Cranberry Tweed
$30.00Cranberries are an incredibly tart fruit, and cranberry sauce with sugar didn't become popular until the 19th century, and only became a Thanksgiving staple in the 20th century once bog-harvesting became the primary way to harvest.
Cranberries, alongside blueberries and concord grapes, are one of the few commercially growth fruits that are native to the United States. You can actually thank Ocean Spray for their innovation in harvesting cranberries that lead to the jellied can-shaped sauce on your table each November.

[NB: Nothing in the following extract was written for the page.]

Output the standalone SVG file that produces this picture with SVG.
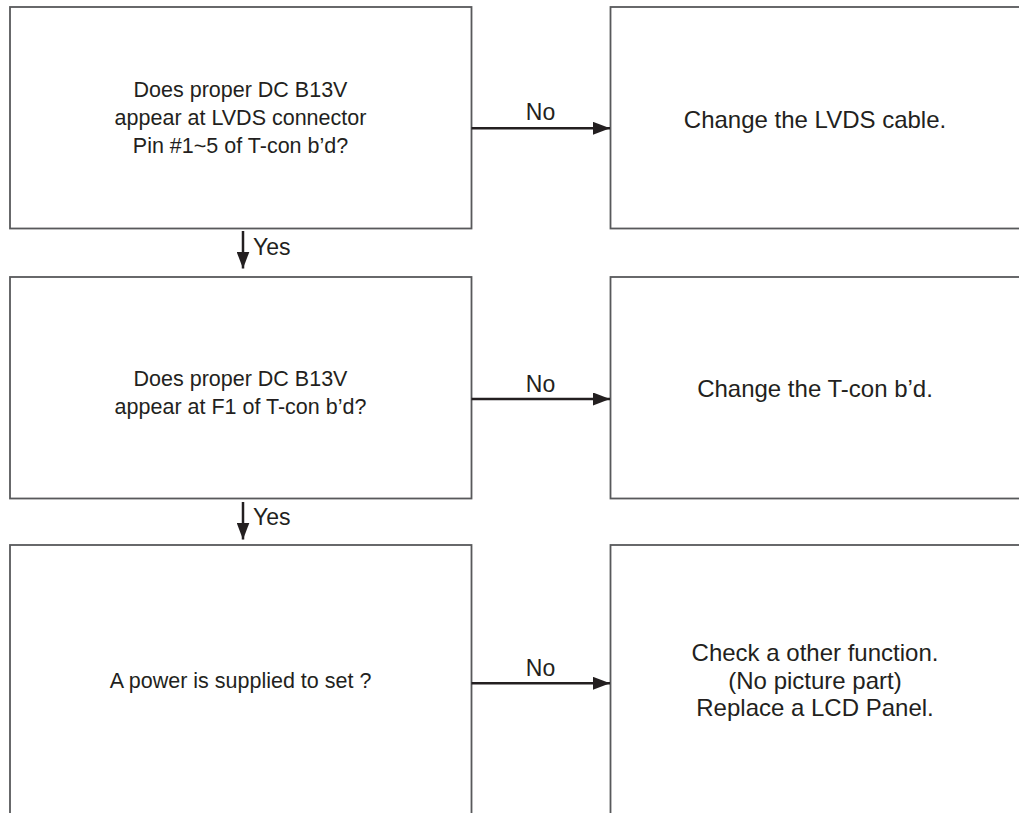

Indigenous folks were known to eat cranberries and to use them as a dye for clothing (so it's likely they could've been found at the Thanksgiving table in 1621), and the first recorded recipe of cranberry sauce does date to 1796, the popularity didn't really take off until they were able to be harvested commercially. Prior to bog-harvesting, cranberries were dry-harvested from vines, which was a difficult and arduous process. However, despite the more efficient bog-harvesting method, the process was also much more likely to damage the delicate berries making them too imperfect to sell. Thus, the canned jellied cranberry sauce was born.
Cranberry Tweed, the yarn, is pretty straightforward. A semi-sold cranberry colored yarn with flecks of pink, blue, and yellow tweed.
BASES:
Rainbow Fingering: 85% Superwash Merino/15% Donegal Nep, 2ply yarn, 438 yards, 100g.
Rainbow DK: 87% wool, 13% viscose, 246 yards, 100g.
Rainbow Worsted: 85% Superwash Merino/15% Donegal Nep, 3ply, 181 yards, 100 g.